With regard to myself I have nothing to write to you but a continued series of failure and disappointment; and, if I might speak of the future from the present, I should say, that the Lord is calling me to remain at home rather than to go anywhere abroad. The state of the case is simply this:—When first I proposed myself as the servant of the Missionary Society, I did not apprehend anything like difficulty with regard to a supply for Madeley—the vicar, who is not resident, had always consulted the wishes of the people, and had given them the choice of their minister. No sooner, however, was it known by him that I had some thoughts of leaving, than he declared, in the most positive terms, that he would not admit to a curacy a person of my recommending, and he quite wondered that I should ever think he would, or, in other words, he did not intend to have a person of my stamp. It soon, however, occurred to me, that if an application were made in behalf of my young but very dear friend, — —, the vicar would, for the sake of his father, permit him to succeed me: this he in fact promised, but when he found out that the son was of a different stamp from the father, and that the wrong kind of person was thus most unintentionally selected, he drew back and would not take another step; and Mr. —, hurt at the whole procedure, declares that he will not, upon any consideration whatever, make another application, and thus matters are completely in statu quo. I dare not leave my people to an ungodly successor, and therefore the present intimation seems to be, “stand still.” I feel it a time of suspense, but I am quite persuaded that all is in the very best hands, and of course that all will be sweetly ordered for good. I need not request you to pray for us; I am assured of your love, and love will necessarily lead you to a throne of grace on our behalf.

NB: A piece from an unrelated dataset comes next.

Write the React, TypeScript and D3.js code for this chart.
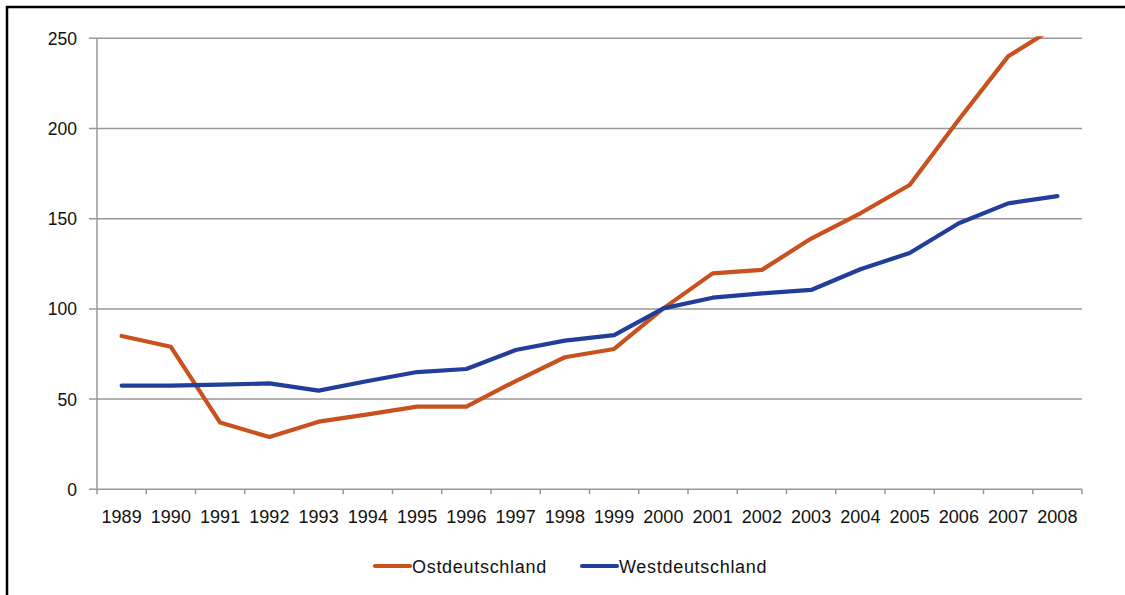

About a fortnight ago my dear Mary was confined, and safely delivered of a little girl, whom we purpose naming Phœbe, and may God grant she may prove a servant of the church, as that honoured individual whose name stands prominently distinguished in the Word of God—not, indeed, by becoming a lady preacher, as you designated Mrs. F—, in one of your letters, but in such a way as is becoming her sex; and in how many blessed ways this is possible we shall neither of us be at a loss to determine. We purpose availing ourselves of your kind permission to employ you as one of the sponsors, and we feel ourselves much, very much obliged by your compliance with our wishes. Indeed, everything which seems like bringing us nearer together affords us a degree of pleasure we cannot easily express.
The humility of my beloved friend was not only deep but uniform, and it was also most unfeigned. I believe no sentiments conveyed in his letters with regard to himself were more sincerely the utterance of his heart, than such as appear in the two following extracts; and a savour of which, indeed, runs more or less, through all his correspondence.
TO THE REV. JOHN ARMSTRONG.
Madeley, Oct. 5, 1818.
My dear Armstrong,
Yours of the 8th of August reached me yesterday evening, and afforded me much refreshment of spirit after the labours of the day, as your kind and interesting communications almost invariably do; but if they sometimes may fail in imparting refreshment, they are never wanting in interest and in solid instruction. The only effect sometimes produced, is in deeply humbling me, in abasing me before my friends, and in the presence of my God. I feel myself so wretched a sinner, and so completely unworthy of your least notice. Indeed, I sometimes think that if you could but see me instead of hearing from me—could we but renew our personal acquaintance—you would detect in me such evils as would almost make you ashamed of acknowledging me. In my letters, hurried as they generally are, you see me under assumed appearances. I step a little out of myself, sentiments are expressed, prayers and wishes are breathed forth, and statements likewise made, which are so very very far from being habitual, that you can know but little of me in this way. Were you actually to know me, even all the joy of meeting an old friend would soon give way to some such exclamation as that uttered by Æneas at the sight of Hector, “Oh quantum mutatus ab illo.” I thus write in consequence of the first paragraph in your letter, in which you speak of having looked over some old letters of mine. The reflections in which this re-perusal made you indulge quite startled me as I read them, and I cannot but still think that no small measure of hypocrisy must attach to my character, if my communications do really convey such sentiments to your mind as those which you express; for I dare not withhold from you the humbling confession that, gratified and thankful as I should be for the discovery, I cannot perceive the impress of truth on any of them. But I fear I shall tire as well as disgust you with so much about self, and therefore turn to some other subject.